Obama has the Alinsky community organizer job down very well: give the idea and incentive and then delegate so if (or when) it doesn’t work out, he has clean hands. It’s really nothing more than a continuation of voting “present” by just Being There.

Just Being There (in the White House) is all he really wants anyway: the perks and the private concerts with super stars, the private jet and personal chef. Honestly, after reading Michael Barone in the National Review today, I can see why BO wants to be president again. Being There is just so easy.

Which past leader does Barack Obama most closely resemble?
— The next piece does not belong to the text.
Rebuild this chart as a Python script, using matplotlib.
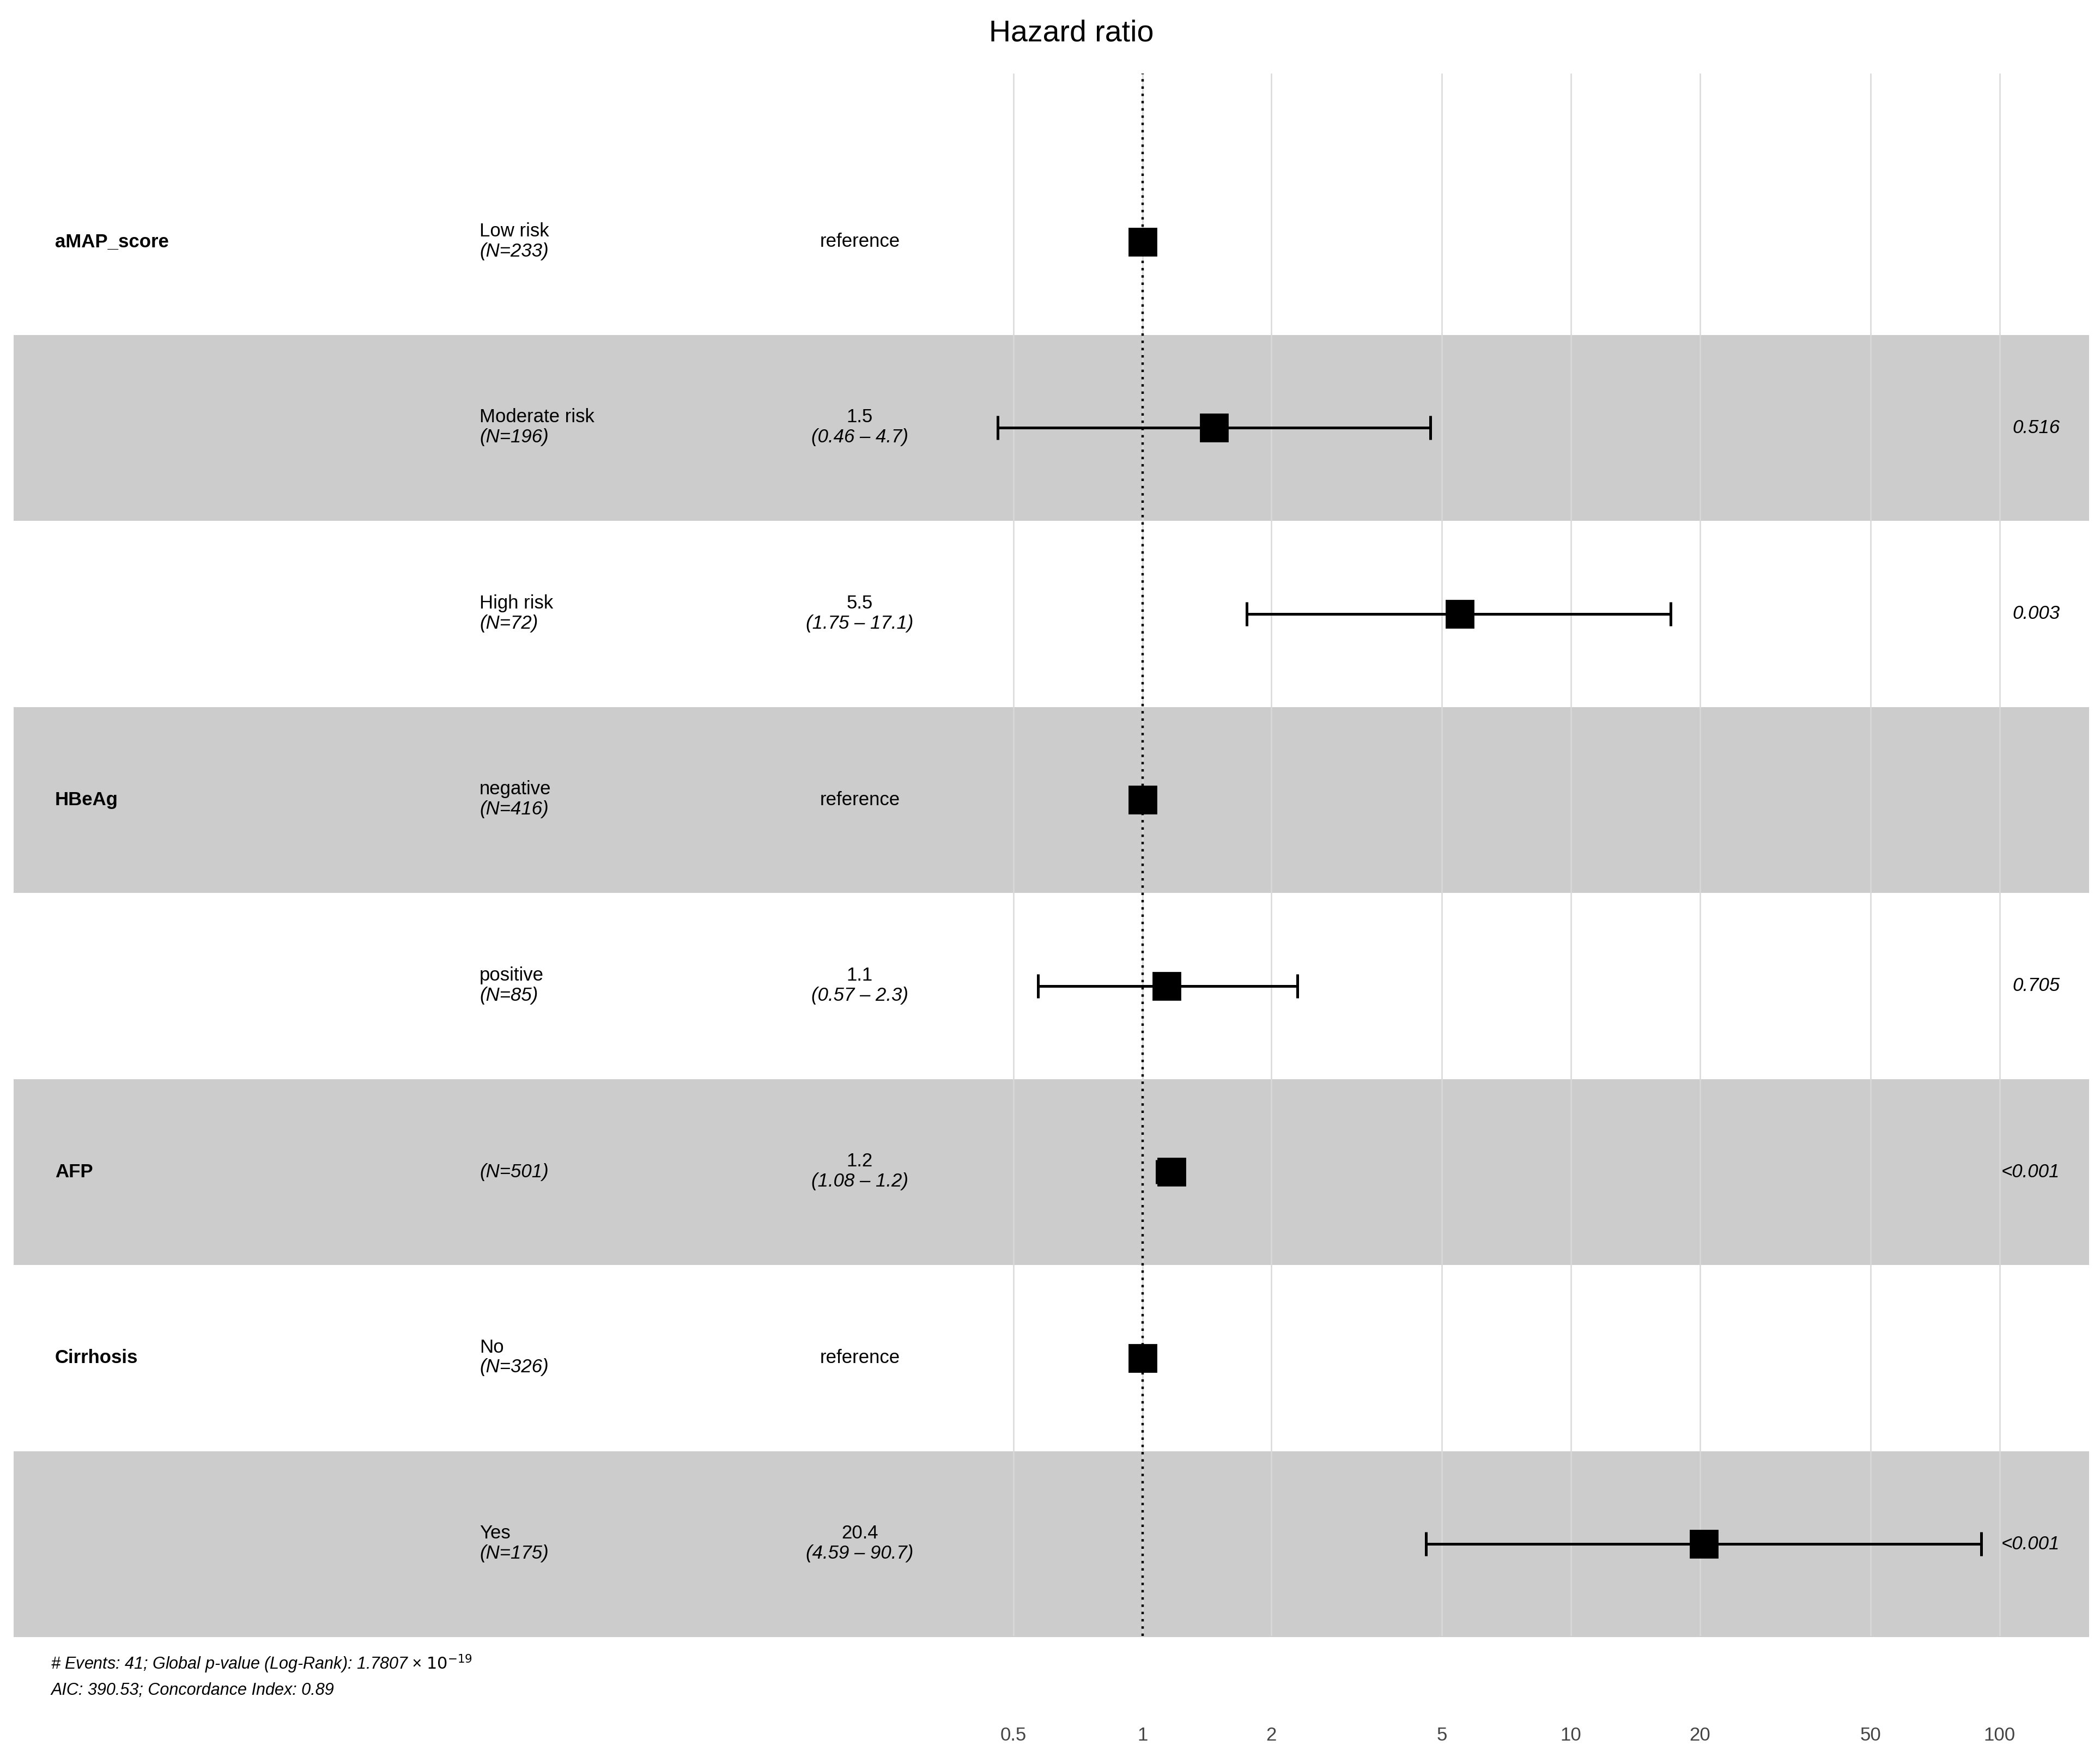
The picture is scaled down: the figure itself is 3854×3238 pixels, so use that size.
import numpy as np
import matplotlib
matplotlib.use("Agg")
import matplotlib.pyplot as plt

variables = ["aMAP_score", "", "", "HBeAg", "", "AFP", "Cirrhosis", ""]
levels = ["Low risk", "Moderate risk", "High risk", "negative", "positive", "", "No", "Yes"]
n_labels = ["(N=233)", "(N=196)", "(N=72)", "(N=416)", "(N=85)", "(N=501)", "(N=326)", "(N=175)"]
hr = [1.0, 1.47, 5.5, 1.0, 1.14, 1.17, 1.0, 20.4]
lower = [np.nan, 0.46, 1.75, np.nan, 0.57, 1.08, np.nan, 4.59]
upper = [np.nan, 4.7, 17.1, np.nan, 2.3, 1.2, np.nan, 90.7]
hr_text = ["reference", "1.5", "5.5", "reference", "1.1", "1.2", "reference", "20.4"]
ci_text = ["", "(0.46 \u2013 4.7)", "(1.75 \u2013 17.1)", "", "(0.57 \u2013 2.3)", "(1.08 \u2013 1.2)", "", "(4.59 \u2013 90.7)"]
p_text = ["", "0.516", "0.003", "", "0.705", "<0.001", "", "<0.001"]
xticks = [0.5, 1, 2, 5, 10, 20, 50, 100]
xtick_labels = ["0.5", "1", "2", "5", "10", "20", "50", "100"]

plt.rcParams['font.family'] = ['Liberation Sans', 'DejaVu Sans']
W, H = 1568, 1320
fig = plt.figure(figsize=(19.27, 16.19), dpi=200)
bg = fig.add_axes([0, 0, 1, 1])
bg.set_xlim(0, W); bg.set_ylim(H, 0); bg.axis("off")

row_h = 139.2
y0 = 181
ys = [y0 + i * row_h for i in range(len(hr))]
for i, y in enumerate(ys):
    if i % 2 == 1:
        bg.add_patch(plt.Rectangle((10, y - row_h / 2), 1550, row_h, color="#cccccc", lw=0, zorder=0))

fs = 12.5
for i, y in enumerate(ys):
    if variables[i]:
        bg.text(41, y, variables[i], fontsize=fs, fontweight="bold", va="center", ha="left")
    if levels[i]:
        bg.text(358, y - 8, levels[i], fontsize=fs, va="center", ha="left")
        bg.text(358, y + 7, n_labels[i], fontsize=fs, style="italic", va="center", ha="left")
    else:
        bg.text(358, y, n_labels[i], fontsize=fs, style="italic", va="center", ha="left")
    if ci_text[i]:
        bg.text(642, y - 8, hr_text[i], fontsize=fs, va="center", ha="center")
        bg.text(642, y + 7, ci_text[i], fontsize=fs, style="italic", va="center", ha="center")
    else:
        bg.text(642, y, hr_text[i], fontsize=fs, va="center", ha="center")
    if p_text[i]:
        bg.text(1538, y, p_text[i], fontsize=fs, style="italic", va="center", ha="right")

bg.text(800, 25, "Hazard ratio", fontsize=20, ha="center", va="center")
bg.text(38, 1245, "# Events: 41; Global p-value (Log-Rank): 1.7807 \u00d7 $10^{-19}$",
        fontsize=11, style="italic", va="center", ha="left")
bg.text(38, 1265, "AIC: 390.53; Concordance Index: 0.89", fontsize=11, style="italic",
        va="center", ha="left")

# forest axes
xl, xr, yt, yb = 700, 1560, 55, 1224
ax = fig.add_axes([xl / W, 1 - yb / H, (xr - xl) / W, (yb - yt) / H])
ax.patch.set_alpha(0)
ax.set_xscale("log")
lo = 10 ** ((xl - 853) / 320)
hi = 10 ** ((xr - 853) / 320)
ax.set_xlim(lo, hi)
ax.set_ylim(yb, yt)
for s in ax.spines.values():
    s.set_visible(False)
ax.set_yticks([])
ax.set_xticks(xticks)
ax.set_xticklabels(xtick_labels, fontsize=12.5, color="#444444")
ax.xaxis.set_minor_locator(matplotlib.ticker.NullLocator())
ax.tick_params(axis="x", length=0, pad=60)
for t in xticks:
    ax.axvline(t, color="#d9d9d9", lw=0.9, zorder=0)
ax.axvline(1, color="black", lw=1.6, ls=(0, (1, 2)), zorder=1)
for i, y in enumerate(ys):
    if not np.isnan(lower[i]):
        ax.errorbar(hr[i], y, xerr=[[hr[i] - lower[i]], [upper[i] - hr[i]]], fmt="none",
                    ecolor="black", elinewidth=1.8, capsize=8, capthick=1.8, zorder=2)
    ax.plot(hr[i], y, marker="s", color="black", markersize=18, ls="none", zorder=3)

fig.savefig("out.png", dpi=200)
His admirers, not all of them liberals, used to compare him to Abraham Lincoln and Franklin Roosevelt.

[…]

But there is another comparison I think more appropriate for a president who, according to one of his foreign-policy staffers, prefers to “lead from behind.” The man I have in mind is Chauncey Gardiner, the character played by Peter Sellers in the 1979 movie Being There.

Peter Sellers as Chauncey Gardiner in Being There. And many believe that just like Chauncey, Obama walks on water, too.

As you may remember, Gardiner is a clueless gardener who is mistaken for a Washington eminence and becomes a presidential adviser. Asked if you can stimulate growth through temporary incentives, Gardiner says, “As long as the roots are not severed, all is well, and all will be well in the garden.”

“First comes the spring and summer,” he explains, “but then we have fall and winter. And then we get spring and summer again.” The president is awed as Gardiner sums up, “There will be growth in the spring.”

Kind of reminds you of Barack Obama’s approach to the federal budget, doesn’t it?

[…]

On all these issues, Obama seems oddly disengaged, aloof from the hard work of government, hesitant about making choices.

That doesn’t sound like Lincoln. Or Roosevelt. Or even Jimmy Carter. More like “then we have fall and winter.”